- [Task directions]: Output the material word for word. Leave each picture out.

— Start of Material provided —

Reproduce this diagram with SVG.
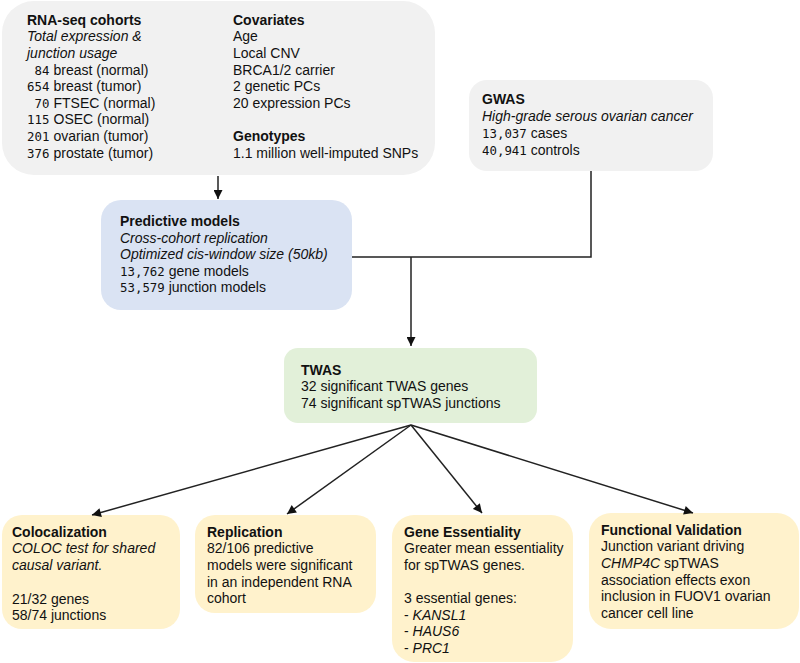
<svg xmlns="http://www.w3.org/2000/svg" width="800" height="663" viewBox="0 0 800 663">
<defs>
<marker id="ah" viewBox="0 0 10 10" refX="10" refY="5" markerWidth="10" markerHeight="9" markerUnits="userSpaceOnUse" orient="auto">
<path d="M0,0 L10,5 L0,10 z" fill="#111"/>
</marker>
<style>
text{font-family:"Liberation Sans",Arial,sans-serif;font-size:14px;fill:#111}
.b{font-weight:bold}
.i{font-style:italic}
.m{font-family:"DejaVu Sans Mono","Liberation Mono",monospace;font-size:12.4px}
.gray{fill:#f1f1f1}
.blue{fill:#dae3f3}
.green{fill:#e2f0d9}
.yel{fill:#fff2cc}
.ln{stroke:#222;stroke-width:1.5;fill:none}
.ar{stroke:#222;stroke-width:1.5;fill:none;marker-end:url(#ah)}
</style>
</defs>

<g id="inputs">
<rect class="gray" x="2" y="1" width="433" height="174" rx="32"/>
<text x="27" y="25" class="b">RNA-seq cohorts</text>
<text x="27" y="41" class="i">Total expression &amp;</text>
<text x="27" y="58" class="i">junction usage</text>
<text x="27" y="75"><tspan class="m" x="34.5">84</tspan><tspan x="53.5">breast (normal)</tspan></text>
<text x="27" y="91"><tspan class="m" x="27">654</tspan><tspan x="53.5">breast (tumor)</tspan></text>
<text x="27" y="108"><tspan class="m" x="34.5">70</tspan><tspan x="53.5">FTSEC (normal)</tspan></text>
<text x="27" y="124"><tspan class="m" x="27">115</tspan><tspan x="53.5">OSEC (normal)</tspan></text>
<text x="27" y="141"><tspan class="m" x="27">201</tspan><tspan x="53.5">ovarian (tumor)</tspan></text>
<text x="27" y="158"><tspan class="m" x="27">376</tspan><tspan x="53.5">prostate (tumor)</tspan></text>
<text x="233" y="25" class="b">Covariates</text>
<text x="233" y="41">Age</text>
<text x="233" y="58">Local CNV</text>
<text x="233" y="75">BRCA1/2 carrier</text>
<text x="233" y="91">2 genetic PCs</text>
<text x="233" y="108">20 expression PCs</text>
<text x="233" y="141" class="b">Genotypes</text>
<text x="233" y="158">1.1 million well-imputed SNPs</text>
</g>

<g id="gwas">
<rect class="gray" x="469" y="80" width="244" height="91" rx="18"/>
<text x="482" y="104" class="b">GWAS</text>
<text x="482" y="121" class="i">High-grade serous ovarian cancer</text>
<text x="482" y="138"><tspan class="m">13,037</tspan> cases</text>
<text x="482" y="155"><tspan class="m">40,941</tspan> controls</text>
</g>

<g id="predictive">
<rect class="blue" x="101" y="200" width="251" height="110" rx="20"/>
<text x="120" y="226" class="b">Predictive models</text>
<text x="120" y="243" class="i">Cross-cohort replication</text>
<text x="120" y="259" class="i">Optimized cis-window size (50kb)</text>
<text x="120" y="276"><tspan class="m">13,762</tspan> gene models</text>
<text x="120" y="292"><tspan class="m">53,579</tspan> junction models</text>
</g>

<g id="twas">
<rect class="green" x="284" y="348" width="253" height="75" rx="14"/>
<text x="301" y="375" class="b">TWAS</text>
<text x="301" y="391">32 significant TWAS genes</text>
<text x="301" y="408">74 significant spTWAS junctions</text>
</g>

<g id="colocalization">
<rect class="yel" x="2" y="515" width="178" height="114" rx="20"/>
<text x="12" y="537" class="b">Colocalization</text>
<text x="12" y="553" class="i">COLOC test for shared</text>
<text x="12" y="570" class="i">causal variant.</text>
<text x="12" y="604">21/32 genes</text>
<text x="12" y="620">58/74 junctions</text>
</g>

<g id="replication">
<rect class="yel" x="195" y="515" width="181" height="98" rx="20"/>
<text x="207" y="537" class="b">Replication</text>
<text x="207" y="553">82/106 predictive</text>
<text x="207" y="570">models were significant</text>
<text x="207" y="587">in an independent RNA</text>
<text x="207" y="603">cohort</text>
</g>

<g id="essentiality">
<rect class="yel" x="392" y="515" width="181" height="147" rx="22"/>
<text x="404" y="537" class="b">Gene Essentiality</text>
<text x="404" y="553">Greater mean essentiality</text>
<text x="404" y="570">for spTWAS genes.</text>
<text x="404" y="603">3 essential genes:</text>
<text x="404" y="620">- <tspan class="i">KANSL1</tspan></text>
<text x="404" y="636">- <tspan class="i">HAUS6</tspan></text>
<text x="404" y="653">- <tspan class="i">PRC1</tspan></text>
</g>

<g id="validation">
<rect class="yel" x="589" y="513" width="210" height="116" rx="22"/>
<text x="601" y="535" class="b">Functional Validation</text>
<text x="601" y="551">Junction variant driving</text>
<text x="601" y="568"><tspan class="i">CHMP4C</tspan> spTWAS</text>
<text x="601" y="585">association effects exon</text>
<text x="601" y="601">inclusion in FUOV1 ovarian</text>
<text x="601" y="618">cancer cell line</text>
</g>

<g id="connectors">
<line class="ar" x1="218" y1="176" x2="218" y2="199"/>
<polyline class="ln" points="352,257 591,257 591,171"/>
<line class="ar" x1="411" y1="257" x2="411" y2="346"/>
<line class="ar" x1="411" y1="425" x2="92" y2="515"/>
<line class="ar" x1="411" y1="425" x2="287" y2="514"/>
<line class="ar" x1="411" y1="425" x2="482" y2="513"/>
<line class="ar" x1="411" y1="425" x2="693" y2="513"/>
</g>
</svg>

— End of Material provided —

- [Output of the task]:
Reproduce this diagram with SVG.
<svg xmlns="http://www.w3.org/2000/svg" width="800" height="663" viewBox="0 0 800 663">
<defs>
<marker id="ah" viewBox="0 0 10 10" refX="10" refY="5" markerWidth="10" markerHeight="9" markerUnits="userSpaceOnUse" orient="auto">
<path d="M0,0 L10,5 L0,10 z" fill="#111"/>
</marker>
<style>
text{font-family:"Liberation Sans",Arial,sans-serif;font-size:14px;fill:#111}
.b{font-weight:bold}
.i{font-style:italic}
.m{font-family:"DejaVu Sans Mono","Liberation Mono",monospace;font-size:12.4px}
.gray{fill:#f1f1f1}
.blue{fill:#dae3f3}
.green{fill:#e2f0d9}
.yel{fill:#fff2cc}
.ln{stroke:#222;stroke-width:1.5;fill:none}
.ar{stroke:#222;stroke-width:1.5;fill:none;marker-end:url(#ah)}
</style>
</defs>

<g id="inputs">
<rect class="gray" x="2" y="1" width="433" height="174" rx="32"/>
<text x="27" y="25" class="b">RNA-seq cohorts</text>
<text x="27" y="41" class="i">Total expression &amp;</text>
<text x="27" y="58" class="i">junction usage</text>
<text x="27" y="75"><tspan class="m" x="34.5">84</tspan><tspan x="53.5">breast (normal)</tspan></text>
<text x="27" y="91"><tspan class="m" x="27">654</tspan><tspan x="53.5">breast (tumor)</tspan></text>
<text x="27" y="108"><tspan class="m" x="34.5">70</tspan><tspan x="53.5">FTSEC (normal)</tspan></text>
<text x="27" y="124"><tspan class="m" x="27">115</tspan><tspan x="53.5">OSEC (normal)</tspan></text>
<text x="27" y="141"><tspan class="m" x="27">201</tspan><tspan x="53.5">ovarian (tumor)</tspan></text>
<text x="27" y="158"><tspan class="m" x="27">376</tspan><tspan x="53.5">prostate (tumor)</tspan></text>
<text x="233" y="25" class="b">Covariates</text>
<text x="233" y="41">Age</text>
<text x="233" y="58">Local CNV</text>
<text x="233" y="75">BRCA1/2 carrier</text>
<text x="233" y="91">2 genetic PCs</text>
<text x="233" y="108">20 expression PCs</text>
<text x="233" y="141" class="b">Genotypes</text>
<text x="233" y="158">1.1 million well-imputed SNPs</text>
</g>

<g id="gwas">
<rect class="gray" x="469" y="80" width="244" height="91" rx="18"/>
<text x="482" y="104" class="b">GWAS</text>
<text x="482" y="121" class="i">High-grade serous ovarian cancer</text>
<text x="482" y="138"><tspan class="m">13,037</tspan> cases</text>
<text x="482" y="155"><tspan class="m">40,941</tspan> controls</text>
</g>

<g id="predictive">
<rect class="blue" x="101" y="200" width="251" height="110" rx="20"/>
<text x="120" y="226" class="b">Predictive models</text>
<text x="120" y="243" class="i">Cross-cohort replication</text>
<text x="120" y="259" class="i">Optimized cis-window size (50kb)</text>
<text x="120" y="276"><tspan class="m">13,762</tspan> gene models</text>
<text x="120" y="292"><tspan class="m">53,579</tspan> junction models</text>
</g>

<g id="twas">
<rect class="green" x="284" y="348" width="253" height="75" rx="14"/>
<text x="301" y="375" class="b">TWAS</text>
<text x="301" y="391">32 significant TWAS genes</text>
<text x="301" y="408">74 significant spTWAS junctions</text>
</g>

<g id="colocalization">
<rect class="yel" x="2" y="515" width="178" height="114" rx="20"/>
<text x="12" y="537" class="b">Colocalization</text>
<text x="12" y="553" class="i">COLOC test for shared</text>
<text x="12" y="570" class="i">causal variant.</text>
<text x="12" y="604">21/32 genes</text>
<text x="12" y="620">58/74 junctions</text>
</g>

<g id="replication">
<rect class="yel" x="195" y="515" width="181" height="98" rx="20"/>
<text x="207" y="537" class="b">Replication</text>
<text x="207" y="553">82/106 predictive</text>
<text x="207" y="570">models were significant</text>
<text x="207" y="587">in an independent RNA</text>
<text x="207" y="603">cohort</text>
</g>

<g id="essentiality">
<rect class="yel" x="392" y="515" width="181" height="147" rx="22"/>
<text x="404" y="537" class="b">Gene Essentiality</text>
<text x="404" y="553">Greater mean essentiality</text>
<text x="404" y="570">for spTWAS genes.</text>
<text x="404" y="603">3 essential genes:</text>
<text x="404" y="620">- <tspan class="i">KANSL1</tspan></text>
<text x="404" y="636">- <tspan class="i">HAUS6</tspan></text>
<text x="404" y="653">- <tspan class="i">PRC1</tspan></text>
</g>

<g id="validation">
<rect class="yel" x="589" y="513" width="210" height="116" rx="22"/>
<text x="601" y="535" class="b">Functional Validation</text>
<text x="601" y="551">Junction variant driving</text>
<text x="601" y="568"><tspan class="i">CHMP4C</tspan> spTWAS</text>
<text x="601" y="585">association effects exon</text>
<text x="601" y="601">inclusion in FUOV1 ovarian</text>
<text x="601" y="618">cancer cell line</text>
</g>

<g id="connectors">
<line class="ar" x1="218" y1="176" x2="218" y2="199"/>
<polyline class="ln" points="352,257 591,257 591,171"/>
<line class="ar" x1="411" y1="257" x2="411" y2="346"/>
<line class="ar" x1="411" y1="425" x2="92" y2="515"/>
<line class="ar" x1="411" y1="425" x2="287" y2="514"/>
<line class="ar" x1="411" y1="425" x2="482" y2="513"/>
<line class="ar" x1="411" y1="425" x2="693" y2="513"/>
</g>
</svg>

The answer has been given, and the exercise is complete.